Recently PETAN started a partnership with Shell and Original Equipment Manufacturers (OEMs) to boost Nigerian content in the country, can you give us an update on that?

PETAN has had collaborative agreement with Shell, with ENI Agip, NCDMB, we are exploring similar agreements with Total, Chevron, and even with ExxonMobil, and we are engaged with the independent Nigerian producers on that same level. That is, synergistically we can create value in the industry by looking at all our common objectives and aligning those objectives to be able to create common competitive and value added environment where local content is not just seen as an obstacle that can be used or miss-used as the case may be. For Shell we have gone a step further to work with them on the OEM development programme. The OEM programme is designed to bring OEMs to Nigeria to actually do some manufacturing locally, of course, as PETAN we recognise that there should grow the cloud of system integrators, those are the people who actually add ultimate value to the industry particularly in big projects. And what we expect from this collaboration is that bringing the OEMs closer will also help to expand the system integrators who are PETAN members to be able to deliver quality services. This is the phase 1; we are expected to go into phase 2. PETAN has been championing the issue of industrial clusters, and PETAN is also championing industrial clusters where PETAN companies can come together and generate manufacturing and value added services within these clusters. Our first cluster which is not PETAN-owned in anyway, but just to encourage such activity, is in Kwale, where a marginal field company want to set up a refinery, another company wants to setup a power plant, and we expect other PETAN members to buy into that project to create an industry trigger that will help the whole concept of local content in a practical manner.

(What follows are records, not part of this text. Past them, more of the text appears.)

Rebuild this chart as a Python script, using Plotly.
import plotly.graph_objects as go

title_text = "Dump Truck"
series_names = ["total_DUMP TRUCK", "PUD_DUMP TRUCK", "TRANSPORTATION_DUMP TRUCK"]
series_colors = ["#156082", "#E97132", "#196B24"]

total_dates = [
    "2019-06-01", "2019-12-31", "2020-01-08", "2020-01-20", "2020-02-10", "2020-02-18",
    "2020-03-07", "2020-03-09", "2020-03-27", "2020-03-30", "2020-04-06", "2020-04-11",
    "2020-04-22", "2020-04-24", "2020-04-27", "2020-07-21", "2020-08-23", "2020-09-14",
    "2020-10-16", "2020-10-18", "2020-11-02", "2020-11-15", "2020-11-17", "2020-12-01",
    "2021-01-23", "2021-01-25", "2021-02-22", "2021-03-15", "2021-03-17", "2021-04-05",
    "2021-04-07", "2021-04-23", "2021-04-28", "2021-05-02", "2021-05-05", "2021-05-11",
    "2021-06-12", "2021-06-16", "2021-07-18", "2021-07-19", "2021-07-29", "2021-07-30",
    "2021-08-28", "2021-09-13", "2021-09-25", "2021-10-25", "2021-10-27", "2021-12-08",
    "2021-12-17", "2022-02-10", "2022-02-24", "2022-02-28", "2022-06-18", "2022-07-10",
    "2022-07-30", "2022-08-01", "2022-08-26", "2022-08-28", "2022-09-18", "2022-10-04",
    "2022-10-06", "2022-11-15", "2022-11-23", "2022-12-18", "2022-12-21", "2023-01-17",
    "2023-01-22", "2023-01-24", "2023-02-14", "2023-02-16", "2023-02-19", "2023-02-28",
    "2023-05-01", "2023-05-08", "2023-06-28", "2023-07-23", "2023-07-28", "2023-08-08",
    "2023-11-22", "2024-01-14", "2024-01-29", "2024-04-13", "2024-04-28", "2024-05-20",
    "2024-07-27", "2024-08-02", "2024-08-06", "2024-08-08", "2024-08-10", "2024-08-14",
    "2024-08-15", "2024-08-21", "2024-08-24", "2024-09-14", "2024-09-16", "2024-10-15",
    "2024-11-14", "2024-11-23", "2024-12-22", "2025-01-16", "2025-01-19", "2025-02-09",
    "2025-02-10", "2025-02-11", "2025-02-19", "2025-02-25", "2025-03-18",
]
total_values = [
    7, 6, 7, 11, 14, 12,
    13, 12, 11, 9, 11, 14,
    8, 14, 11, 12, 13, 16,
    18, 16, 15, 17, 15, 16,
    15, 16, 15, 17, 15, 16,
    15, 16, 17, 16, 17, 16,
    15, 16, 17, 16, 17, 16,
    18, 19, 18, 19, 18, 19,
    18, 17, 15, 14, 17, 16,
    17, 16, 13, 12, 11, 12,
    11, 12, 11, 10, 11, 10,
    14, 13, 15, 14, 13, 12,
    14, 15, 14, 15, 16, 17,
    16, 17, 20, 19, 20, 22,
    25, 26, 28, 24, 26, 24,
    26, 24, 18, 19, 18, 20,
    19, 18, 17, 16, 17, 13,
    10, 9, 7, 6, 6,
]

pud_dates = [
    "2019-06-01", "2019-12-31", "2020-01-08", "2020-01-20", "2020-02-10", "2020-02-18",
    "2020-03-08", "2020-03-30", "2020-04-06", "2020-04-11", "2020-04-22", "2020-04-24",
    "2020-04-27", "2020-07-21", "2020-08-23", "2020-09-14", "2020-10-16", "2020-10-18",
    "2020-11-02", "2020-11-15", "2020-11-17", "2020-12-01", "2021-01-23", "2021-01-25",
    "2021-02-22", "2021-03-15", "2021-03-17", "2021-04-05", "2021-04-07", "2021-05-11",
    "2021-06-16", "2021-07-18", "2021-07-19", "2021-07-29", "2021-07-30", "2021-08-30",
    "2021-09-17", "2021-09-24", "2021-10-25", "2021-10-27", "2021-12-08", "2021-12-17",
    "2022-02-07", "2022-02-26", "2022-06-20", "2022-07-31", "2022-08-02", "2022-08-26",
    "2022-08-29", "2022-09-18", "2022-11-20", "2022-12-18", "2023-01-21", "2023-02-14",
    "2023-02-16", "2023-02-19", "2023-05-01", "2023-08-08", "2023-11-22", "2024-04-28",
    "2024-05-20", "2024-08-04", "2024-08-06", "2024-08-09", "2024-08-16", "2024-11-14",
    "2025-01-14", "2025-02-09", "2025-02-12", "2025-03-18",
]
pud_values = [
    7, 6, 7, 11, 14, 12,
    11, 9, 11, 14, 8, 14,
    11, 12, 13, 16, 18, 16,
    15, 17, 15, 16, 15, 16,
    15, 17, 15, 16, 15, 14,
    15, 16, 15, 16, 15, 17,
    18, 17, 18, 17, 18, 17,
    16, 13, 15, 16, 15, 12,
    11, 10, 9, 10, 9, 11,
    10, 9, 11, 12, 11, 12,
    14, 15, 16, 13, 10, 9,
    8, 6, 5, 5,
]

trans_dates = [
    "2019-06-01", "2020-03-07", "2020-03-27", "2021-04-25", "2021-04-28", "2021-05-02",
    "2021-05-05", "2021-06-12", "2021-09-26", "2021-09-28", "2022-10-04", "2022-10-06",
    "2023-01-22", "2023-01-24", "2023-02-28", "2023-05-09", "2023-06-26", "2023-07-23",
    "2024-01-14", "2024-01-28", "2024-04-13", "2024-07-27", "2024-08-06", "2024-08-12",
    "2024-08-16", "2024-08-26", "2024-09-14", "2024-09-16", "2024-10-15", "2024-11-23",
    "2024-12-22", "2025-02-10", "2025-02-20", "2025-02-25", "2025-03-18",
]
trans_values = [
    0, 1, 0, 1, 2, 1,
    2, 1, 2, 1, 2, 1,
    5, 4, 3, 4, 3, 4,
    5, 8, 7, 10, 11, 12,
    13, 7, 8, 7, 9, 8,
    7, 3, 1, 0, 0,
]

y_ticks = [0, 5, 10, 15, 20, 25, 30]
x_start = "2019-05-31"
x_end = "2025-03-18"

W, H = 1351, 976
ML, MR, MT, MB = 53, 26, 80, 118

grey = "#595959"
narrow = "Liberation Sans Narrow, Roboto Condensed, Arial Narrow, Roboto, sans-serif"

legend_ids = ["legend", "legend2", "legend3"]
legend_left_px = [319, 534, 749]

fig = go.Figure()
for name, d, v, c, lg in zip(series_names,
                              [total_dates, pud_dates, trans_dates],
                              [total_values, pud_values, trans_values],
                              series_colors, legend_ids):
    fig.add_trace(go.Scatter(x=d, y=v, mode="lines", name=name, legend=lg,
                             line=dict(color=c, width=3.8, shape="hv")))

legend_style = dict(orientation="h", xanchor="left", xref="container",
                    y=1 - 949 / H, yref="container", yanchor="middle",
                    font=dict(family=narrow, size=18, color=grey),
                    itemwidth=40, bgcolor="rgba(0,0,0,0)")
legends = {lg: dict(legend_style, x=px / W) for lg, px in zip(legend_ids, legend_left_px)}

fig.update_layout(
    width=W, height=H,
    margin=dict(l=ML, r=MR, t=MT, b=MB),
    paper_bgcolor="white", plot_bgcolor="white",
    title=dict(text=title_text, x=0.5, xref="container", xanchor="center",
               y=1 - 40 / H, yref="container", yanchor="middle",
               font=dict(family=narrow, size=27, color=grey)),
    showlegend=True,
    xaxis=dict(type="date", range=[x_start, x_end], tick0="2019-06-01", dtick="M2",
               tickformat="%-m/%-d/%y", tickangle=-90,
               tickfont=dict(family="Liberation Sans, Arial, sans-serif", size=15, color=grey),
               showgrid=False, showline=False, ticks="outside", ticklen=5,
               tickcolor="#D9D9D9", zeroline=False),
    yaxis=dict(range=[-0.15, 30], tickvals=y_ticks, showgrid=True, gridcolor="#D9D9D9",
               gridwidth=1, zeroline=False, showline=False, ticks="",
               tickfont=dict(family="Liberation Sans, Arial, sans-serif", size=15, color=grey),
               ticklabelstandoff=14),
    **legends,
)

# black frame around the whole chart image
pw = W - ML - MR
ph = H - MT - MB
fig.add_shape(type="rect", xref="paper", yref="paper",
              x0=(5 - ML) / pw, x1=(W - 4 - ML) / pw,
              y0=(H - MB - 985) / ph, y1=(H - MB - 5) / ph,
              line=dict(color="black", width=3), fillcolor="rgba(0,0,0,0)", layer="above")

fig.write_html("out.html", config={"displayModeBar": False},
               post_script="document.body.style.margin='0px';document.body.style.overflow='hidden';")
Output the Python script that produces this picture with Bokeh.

As a participant in this year’s ADIPEC, what does PETAN hope to benefit from this global show and in the Middle East region?

Well, the Middle East is an important region in the world; their oil industry is active and is significant especially during this downturn. PETAN is reaching out to the Middle East to create opportunities for Nigerian companies to compete. Nigerian companies are already in the region, some of our members are already in Kuwait, Yemen despite the problems, Saudi Arabia, Qatar, and Oman. It is of importance to note that there is a large community of Nigerians in Diaspora who work in this region. So the presence of PETAN has to be here to create these linkages for people to operate in the region. Conversely, the issue of capital has always been a challenge with the oil industry and oil service industry, and the appetite of our traditional source of income may not be as high to invest in the region with this downturn but PETAN is here to create the opportunity for Nigerian companies and for capital flows of investment into Nigeria. Nigeria is a very interesting place, there are lots of optimism about Nigeria from outside, and we have met a lot of people who are ready to invest in Nigeria, and PETAN presents such significant opportunity.

How would you rate PETAN’s participation in ADIPEC 2015?

We have seen an opportunity to engage, we have engaged in different level, we have had several interesting meetings, there have been a high interest in Nigerian booths specifically to ask how they can invest in Nigeria so PETAN provides that safe landing spots, we have also had some opportunities for our members to invest in the region, in that respect I will score it high. Beyond that PETAN is also examining the opportunity to establish in Nigeria, an OTC- like-ADIPEC sized event in Nigeria which I think is about time and PETAN is taking the leadership to partner with the government to ensure that it is not just a Nigerian event but an African event in Nigeria every year in which everybody is going to be coming to order to tap into the region.